Among other things, changes in seemingly arcane rules can change the racial composition of the workforce.
For example, among Trump’s blizzard of Executive Orders are several that characterize longstanding, Johnson-era affirmative action mandates as “illegal DEI” (his administration’s disfavored diversity, equity, and inclusion initiatives). Instead of requiring companies to affirm that their employment policies are non-discriminatory, and that they have taken “affirmative action” to eliminate bias from their recruitment efforts, Trump is requiring them to certify that they are not “promoting DEI.” The administration didn’t bother to define the term, “effectively discouraging companies that want to keep their government contracts from engaging in any activity that could conceivably be characterized as DEI. For reference, to date, the things the administration has decried as DEI include the Calibri font and indoor plumbing in Black neighborhoods.”
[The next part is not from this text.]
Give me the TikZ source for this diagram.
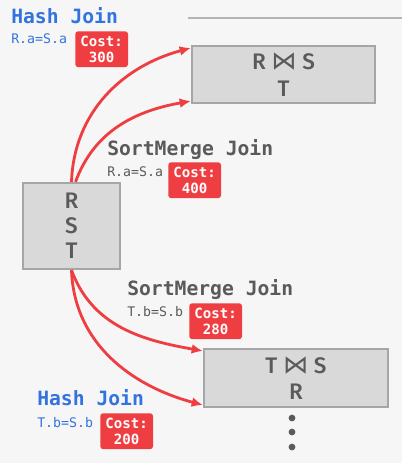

As I reported a few days ago, the Trump administration continues to dismantle longstanding legal doctrines that allow people to challenge discrimination in the workplace. As I explained, disparate impact allowed courts to recognize the reality that even policies that are neutral on their face can have a discriminatory impact, and that intentional discrimination is often hard to prove. For some 50 years, litigants have been able to prevail in discrimination lawsuits by demonstrating the real-world disproportionate effects of a particular rule or practice that doesn’t serve a necessary purpose.
The numerous structural changes intended to shield discriminatory motives and actions haven’t been confined to doctrinal matters. The administration has also pulled back the enforcement of anti-domestic-terrorism projects–efforts that had largely focused on the White nationalist and neo-Nazi groups responsible for the majority of domestic terrorism assaults.
The Guardian reports that the FBI has openly rerouted resources away from investigations of far-right extremists, including one called “the Base” which recruits through a Russian email and is now apparently free to pursue its “stated objective of fomenting an armed insurgency against the US government.”
As Talking Points Memo notes, these policies and several others work in tandem, making it is harder for people of color to enter the workforce and harder for them to remain there. If they are victimized by illegal discrimination, it’s now harder for them to do anything about it.
On the other hand, it’s much easier to be a neo-Nazi terrorist.